■ **Request**
Retype everything from the line that contains "Write the React, TypeScript" down to the line that contains "const fluxG = [21, 40, 62, 89, 110, 138];", inclusive, without altering or adding anything.

Charts and diagrams as code
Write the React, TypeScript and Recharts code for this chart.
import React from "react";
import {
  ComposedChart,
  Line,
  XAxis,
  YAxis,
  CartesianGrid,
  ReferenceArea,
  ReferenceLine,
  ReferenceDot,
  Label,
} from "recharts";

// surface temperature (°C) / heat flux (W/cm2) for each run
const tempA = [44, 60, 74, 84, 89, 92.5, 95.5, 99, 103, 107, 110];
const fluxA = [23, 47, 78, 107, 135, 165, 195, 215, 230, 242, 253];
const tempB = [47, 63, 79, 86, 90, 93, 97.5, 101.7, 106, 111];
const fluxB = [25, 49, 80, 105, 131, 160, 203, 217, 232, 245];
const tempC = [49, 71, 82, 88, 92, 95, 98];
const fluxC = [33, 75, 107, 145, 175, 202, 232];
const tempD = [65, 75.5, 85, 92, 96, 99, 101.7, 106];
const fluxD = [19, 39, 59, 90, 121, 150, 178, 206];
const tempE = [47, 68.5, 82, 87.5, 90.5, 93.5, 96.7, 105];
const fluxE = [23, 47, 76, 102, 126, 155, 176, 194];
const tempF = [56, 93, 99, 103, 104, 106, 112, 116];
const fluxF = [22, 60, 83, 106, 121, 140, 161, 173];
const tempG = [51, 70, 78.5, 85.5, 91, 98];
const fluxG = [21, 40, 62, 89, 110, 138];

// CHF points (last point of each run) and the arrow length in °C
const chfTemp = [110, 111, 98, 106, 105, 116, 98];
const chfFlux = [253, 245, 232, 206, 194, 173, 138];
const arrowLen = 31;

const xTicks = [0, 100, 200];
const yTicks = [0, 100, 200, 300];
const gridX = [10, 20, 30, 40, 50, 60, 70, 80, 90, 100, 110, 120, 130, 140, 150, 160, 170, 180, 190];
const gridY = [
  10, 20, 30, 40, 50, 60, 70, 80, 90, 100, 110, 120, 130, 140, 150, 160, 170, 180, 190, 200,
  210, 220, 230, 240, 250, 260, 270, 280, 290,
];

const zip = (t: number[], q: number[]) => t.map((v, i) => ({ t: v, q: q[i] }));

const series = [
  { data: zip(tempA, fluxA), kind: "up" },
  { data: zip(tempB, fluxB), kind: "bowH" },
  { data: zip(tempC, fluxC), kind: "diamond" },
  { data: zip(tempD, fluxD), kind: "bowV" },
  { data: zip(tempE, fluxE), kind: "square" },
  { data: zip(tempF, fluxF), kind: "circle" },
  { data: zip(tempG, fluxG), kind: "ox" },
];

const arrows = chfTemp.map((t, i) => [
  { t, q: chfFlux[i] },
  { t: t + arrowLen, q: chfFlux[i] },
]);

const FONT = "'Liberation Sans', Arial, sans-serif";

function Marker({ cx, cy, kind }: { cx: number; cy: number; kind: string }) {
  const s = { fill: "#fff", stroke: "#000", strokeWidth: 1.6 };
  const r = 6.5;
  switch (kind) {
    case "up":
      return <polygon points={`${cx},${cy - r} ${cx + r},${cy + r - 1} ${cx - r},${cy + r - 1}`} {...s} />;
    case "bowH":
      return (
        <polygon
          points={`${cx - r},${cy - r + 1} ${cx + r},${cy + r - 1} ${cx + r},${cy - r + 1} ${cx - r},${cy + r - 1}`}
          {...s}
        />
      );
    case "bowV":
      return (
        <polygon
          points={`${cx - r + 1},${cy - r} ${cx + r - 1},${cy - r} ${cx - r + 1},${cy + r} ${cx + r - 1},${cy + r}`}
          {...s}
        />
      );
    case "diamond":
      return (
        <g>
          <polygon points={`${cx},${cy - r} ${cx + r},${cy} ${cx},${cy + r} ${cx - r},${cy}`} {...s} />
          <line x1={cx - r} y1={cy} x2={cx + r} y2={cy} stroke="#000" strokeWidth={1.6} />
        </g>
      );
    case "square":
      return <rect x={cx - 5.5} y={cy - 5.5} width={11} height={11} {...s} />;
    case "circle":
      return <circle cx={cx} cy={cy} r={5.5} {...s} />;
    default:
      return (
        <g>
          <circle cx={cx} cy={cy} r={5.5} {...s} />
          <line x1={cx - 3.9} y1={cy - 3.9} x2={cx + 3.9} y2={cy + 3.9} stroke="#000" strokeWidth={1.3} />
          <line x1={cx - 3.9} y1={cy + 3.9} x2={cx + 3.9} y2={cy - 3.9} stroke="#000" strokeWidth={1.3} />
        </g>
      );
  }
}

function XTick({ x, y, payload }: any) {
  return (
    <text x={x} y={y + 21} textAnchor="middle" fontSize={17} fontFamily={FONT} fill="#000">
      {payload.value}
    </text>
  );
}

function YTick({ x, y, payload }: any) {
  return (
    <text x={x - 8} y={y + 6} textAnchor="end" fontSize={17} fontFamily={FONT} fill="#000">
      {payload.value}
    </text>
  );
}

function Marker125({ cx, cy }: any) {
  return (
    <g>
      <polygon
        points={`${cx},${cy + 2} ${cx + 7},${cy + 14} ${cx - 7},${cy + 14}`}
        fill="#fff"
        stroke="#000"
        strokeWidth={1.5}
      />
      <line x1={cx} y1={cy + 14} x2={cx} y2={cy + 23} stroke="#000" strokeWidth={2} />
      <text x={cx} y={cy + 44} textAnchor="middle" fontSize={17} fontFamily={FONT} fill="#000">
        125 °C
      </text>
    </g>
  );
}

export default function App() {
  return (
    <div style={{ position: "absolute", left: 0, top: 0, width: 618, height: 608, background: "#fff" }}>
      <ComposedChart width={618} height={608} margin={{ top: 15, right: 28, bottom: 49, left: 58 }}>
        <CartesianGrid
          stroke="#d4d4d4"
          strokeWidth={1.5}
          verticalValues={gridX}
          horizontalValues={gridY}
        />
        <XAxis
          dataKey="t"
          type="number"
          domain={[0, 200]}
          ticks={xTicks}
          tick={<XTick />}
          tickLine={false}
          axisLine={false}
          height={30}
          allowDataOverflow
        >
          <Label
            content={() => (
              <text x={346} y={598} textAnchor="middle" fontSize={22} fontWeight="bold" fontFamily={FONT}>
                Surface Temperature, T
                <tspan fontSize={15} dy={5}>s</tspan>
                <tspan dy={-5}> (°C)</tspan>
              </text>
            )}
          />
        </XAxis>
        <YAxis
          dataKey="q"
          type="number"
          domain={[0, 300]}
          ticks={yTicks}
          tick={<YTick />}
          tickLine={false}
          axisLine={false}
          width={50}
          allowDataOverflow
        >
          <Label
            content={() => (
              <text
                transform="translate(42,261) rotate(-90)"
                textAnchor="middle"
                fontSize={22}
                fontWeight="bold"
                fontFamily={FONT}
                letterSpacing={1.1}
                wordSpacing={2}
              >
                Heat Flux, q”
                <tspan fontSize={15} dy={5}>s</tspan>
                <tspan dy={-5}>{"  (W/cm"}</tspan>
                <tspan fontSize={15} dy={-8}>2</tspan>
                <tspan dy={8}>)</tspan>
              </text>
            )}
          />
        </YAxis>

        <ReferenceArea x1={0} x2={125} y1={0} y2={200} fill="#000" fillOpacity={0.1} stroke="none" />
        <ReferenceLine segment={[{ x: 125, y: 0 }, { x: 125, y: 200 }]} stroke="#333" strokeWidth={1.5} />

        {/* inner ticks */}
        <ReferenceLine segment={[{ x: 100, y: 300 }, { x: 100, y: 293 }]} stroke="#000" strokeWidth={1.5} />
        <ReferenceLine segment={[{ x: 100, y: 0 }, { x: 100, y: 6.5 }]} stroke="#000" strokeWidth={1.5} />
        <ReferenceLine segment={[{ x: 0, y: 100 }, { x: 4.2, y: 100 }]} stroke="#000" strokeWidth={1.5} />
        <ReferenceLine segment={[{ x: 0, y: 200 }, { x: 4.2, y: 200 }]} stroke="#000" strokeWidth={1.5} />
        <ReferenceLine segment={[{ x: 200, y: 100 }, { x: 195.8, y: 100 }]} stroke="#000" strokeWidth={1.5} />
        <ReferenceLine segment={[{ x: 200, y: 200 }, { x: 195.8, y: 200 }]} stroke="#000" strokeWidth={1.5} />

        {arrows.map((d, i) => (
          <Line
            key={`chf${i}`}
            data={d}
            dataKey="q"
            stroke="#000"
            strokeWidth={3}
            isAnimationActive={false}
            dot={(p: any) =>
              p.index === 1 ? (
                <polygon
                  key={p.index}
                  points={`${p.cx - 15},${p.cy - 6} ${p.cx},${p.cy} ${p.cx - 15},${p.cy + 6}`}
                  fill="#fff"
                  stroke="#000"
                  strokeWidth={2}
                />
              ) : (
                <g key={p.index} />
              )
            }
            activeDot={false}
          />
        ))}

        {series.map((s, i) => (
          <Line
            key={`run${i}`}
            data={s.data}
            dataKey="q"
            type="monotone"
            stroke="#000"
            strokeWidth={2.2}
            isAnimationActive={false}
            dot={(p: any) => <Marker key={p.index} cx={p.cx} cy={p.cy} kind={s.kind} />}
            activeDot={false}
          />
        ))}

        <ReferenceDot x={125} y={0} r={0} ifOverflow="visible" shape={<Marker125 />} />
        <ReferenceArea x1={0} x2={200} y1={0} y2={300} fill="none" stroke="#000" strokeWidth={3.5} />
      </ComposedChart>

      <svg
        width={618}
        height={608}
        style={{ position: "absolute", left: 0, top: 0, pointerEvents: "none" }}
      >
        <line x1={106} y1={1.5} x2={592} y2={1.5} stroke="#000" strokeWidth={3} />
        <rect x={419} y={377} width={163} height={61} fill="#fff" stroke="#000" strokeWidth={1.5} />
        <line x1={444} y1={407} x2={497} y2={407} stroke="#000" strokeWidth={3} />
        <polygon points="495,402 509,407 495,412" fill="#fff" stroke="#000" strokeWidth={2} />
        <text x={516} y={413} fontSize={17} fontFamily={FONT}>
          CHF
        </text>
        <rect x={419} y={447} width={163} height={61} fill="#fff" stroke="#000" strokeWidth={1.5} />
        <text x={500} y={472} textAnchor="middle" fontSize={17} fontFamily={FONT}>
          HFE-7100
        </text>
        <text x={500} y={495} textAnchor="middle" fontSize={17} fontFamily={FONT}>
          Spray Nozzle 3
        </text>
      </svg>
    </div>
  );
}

...

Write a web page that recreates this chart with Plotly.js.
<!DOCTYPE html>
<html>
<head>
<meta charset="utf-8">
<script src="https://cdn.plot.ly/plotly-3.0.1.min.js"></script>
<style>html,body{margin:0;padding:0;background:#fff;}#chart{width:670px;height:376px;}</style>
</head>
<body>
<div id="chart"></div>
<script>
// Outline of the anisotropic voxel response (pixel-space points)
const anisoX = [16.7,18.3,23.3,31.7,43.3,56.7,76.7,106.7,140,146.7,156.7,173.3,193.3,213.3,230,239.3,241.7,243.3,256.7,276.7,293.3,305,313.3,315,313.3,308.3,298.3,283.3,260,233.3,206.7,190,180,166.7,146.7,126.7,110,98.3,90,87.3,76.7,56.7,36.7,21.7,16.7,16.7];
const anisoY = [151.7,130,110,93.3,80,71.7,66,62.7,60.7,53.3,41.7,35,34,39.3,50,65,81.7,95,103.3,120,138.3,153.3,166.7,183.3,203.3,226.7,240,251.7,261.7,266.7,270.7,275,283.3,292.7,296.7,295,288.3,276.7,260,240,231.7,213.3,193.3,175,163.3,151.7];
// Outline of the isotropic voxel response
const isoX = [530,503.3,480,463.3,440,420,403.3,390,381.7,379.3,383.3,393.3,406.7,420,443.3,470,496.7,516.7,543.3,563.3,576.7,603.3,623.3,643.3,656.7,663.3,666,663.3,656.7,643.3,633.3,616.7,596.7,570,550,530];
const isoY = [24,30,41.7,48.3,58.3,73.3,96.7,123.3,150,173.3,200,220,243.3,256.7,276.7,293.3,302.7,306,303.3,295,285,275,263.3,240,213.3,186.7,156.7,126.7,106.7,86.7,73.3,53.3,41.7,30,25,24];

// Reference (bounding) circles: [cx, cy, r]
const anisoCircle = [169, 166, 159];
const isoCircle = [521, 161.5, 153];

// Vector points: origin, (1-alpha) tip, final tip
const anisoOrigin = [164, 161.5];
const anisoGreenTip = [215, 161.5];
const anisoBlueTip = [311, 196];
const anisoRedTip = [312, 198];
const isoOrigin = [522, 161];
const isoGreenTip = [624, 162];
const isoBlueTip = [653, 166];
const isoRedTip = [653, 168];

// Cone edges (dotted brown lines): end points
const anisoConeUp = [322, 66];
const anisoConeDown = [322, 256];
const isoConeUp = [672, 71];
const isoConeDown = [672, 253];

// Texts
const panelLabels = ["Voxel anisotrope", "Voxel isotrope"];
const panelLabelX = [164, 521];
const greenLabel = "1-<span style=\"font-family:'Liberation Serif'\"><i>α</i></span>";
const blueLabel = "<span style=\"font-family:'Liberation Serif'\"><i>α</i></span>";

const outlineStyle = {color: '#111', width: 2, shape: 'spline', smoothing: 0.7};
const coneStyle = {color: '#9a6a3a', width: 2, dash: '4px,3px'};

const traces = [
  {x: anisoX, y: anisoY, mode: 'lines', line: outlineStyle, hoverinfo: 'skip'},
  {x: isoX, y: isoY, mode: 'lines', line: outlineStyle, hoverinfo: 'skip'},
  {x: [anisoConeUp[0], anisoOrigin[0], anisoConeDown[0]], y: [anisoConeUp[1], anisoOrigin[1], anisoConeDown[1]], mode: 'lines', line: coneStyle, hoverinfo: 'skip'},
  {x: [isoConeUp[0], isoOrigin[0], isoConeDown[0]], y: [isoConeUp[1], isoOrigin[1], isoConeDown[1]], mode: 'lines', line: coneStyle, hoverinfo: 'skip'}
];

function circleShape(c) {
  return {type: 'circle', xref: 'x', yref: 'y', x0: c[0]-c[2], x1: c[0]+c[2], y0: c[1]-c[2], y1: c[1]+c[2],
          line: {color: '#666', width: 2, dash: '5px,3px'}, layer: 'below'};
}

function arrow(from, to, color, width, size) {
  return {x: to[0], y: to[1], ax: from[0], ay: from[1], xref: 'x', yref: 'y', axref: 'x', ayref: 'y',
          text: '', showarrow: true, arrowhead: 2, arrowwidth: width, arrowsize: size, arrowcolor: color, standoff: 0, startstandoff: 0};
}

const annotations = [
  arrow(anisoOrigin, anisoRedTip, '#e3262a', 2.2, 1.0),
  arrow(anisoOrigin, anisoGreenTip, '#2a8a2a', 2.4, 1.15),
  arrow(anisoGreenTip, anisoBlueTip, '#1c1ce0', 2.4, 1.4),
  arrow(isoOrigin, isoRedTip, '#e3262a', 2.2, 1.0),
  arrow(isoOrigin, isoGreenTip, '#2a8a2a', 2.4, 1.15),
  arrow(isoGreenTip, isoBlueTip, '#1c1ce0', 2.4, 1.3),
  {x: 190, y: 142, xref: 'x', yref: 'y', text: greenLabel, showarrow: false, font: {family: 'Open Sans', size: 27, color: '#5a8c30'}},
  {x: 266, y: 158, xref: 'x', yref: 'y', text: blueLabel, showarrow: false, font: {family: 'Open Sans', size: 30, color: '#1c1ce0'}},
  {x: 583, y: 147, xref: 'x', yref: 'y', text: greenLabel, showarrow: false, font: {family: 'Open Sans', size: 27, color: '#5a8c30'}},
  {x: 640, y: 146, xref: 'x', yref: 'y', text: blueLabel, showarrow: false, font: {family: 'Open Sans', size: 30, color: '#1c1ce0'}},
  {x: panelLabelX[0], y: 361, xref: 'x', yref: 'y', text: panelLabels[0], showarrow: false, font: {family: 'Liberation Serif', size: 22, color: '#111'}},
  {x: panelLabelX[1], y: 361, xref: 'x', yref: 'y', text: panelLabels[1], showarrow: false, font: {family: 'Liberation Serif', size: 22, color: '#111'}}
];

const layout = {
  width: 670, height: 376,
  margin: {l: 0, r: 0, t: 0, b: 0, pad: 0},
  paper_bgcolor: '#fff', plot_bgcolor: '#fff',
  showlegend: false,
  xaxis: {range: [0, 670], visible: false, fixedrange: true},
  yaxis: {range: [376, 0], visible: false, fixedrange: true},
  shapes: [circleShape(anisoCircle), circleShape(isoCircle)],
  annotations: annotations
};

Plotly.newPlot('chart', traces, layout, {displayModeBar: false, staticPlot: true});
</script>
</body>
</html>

■ **Task solution**
Write the React, TypeScript and Recharts code for this chart.
import React from "react";
import {
  ComposedChart,
  Line,
  XAxis,
  YAxis,
  CartesianGrid,
  ReferenceArea,
  ReferenceLine,
  ReferenceDot,
  Label,
} from "recharts";

// surface temperature (°C) / heat flux (W/cm2) for each run
const tempA = [44, 60, 74, 84, 89, 92.5, 95.5, 99, 103, 107, 110];
const fluxA = [23, 47, 78, 107, 135, 165, 195, 215, 230, 242, 253];
const tempB = [47, 63, 79, 86, 90, 93, 97.5, 101.7, 106, 111];
const fluxB = [25, 49, 80, 105, 131, 160, 203, 217, 232, 245];
const tempC = [49, 71, 82, 88, 92, 95, 98];
const fluxC = [33, 75, 107, 145, 175, 202, 232];
const tempD = [65, 75.5, 85, 92, 96, 99, 101.7, 106];
const fluxD = [19, 39, 59, 90, 121, 150, 178, 206];
const tempE = [47, 68.5, 82, 87.5, 90.5, 93.5, 96.7, 105];
const fluxE = [23, 47, 76, 102, 126, 155, 176, 194];
const tempF = [56, 93, 99, 103, 104, 106, 112, 116];
const fluxF = [22, 60, 83, 106, 121, 140, 161, 173];
const tempG = [51, 70, 78.5, 85.5, 91, 98];
const fluxG = [21, 40, 62, 89, 110, 138];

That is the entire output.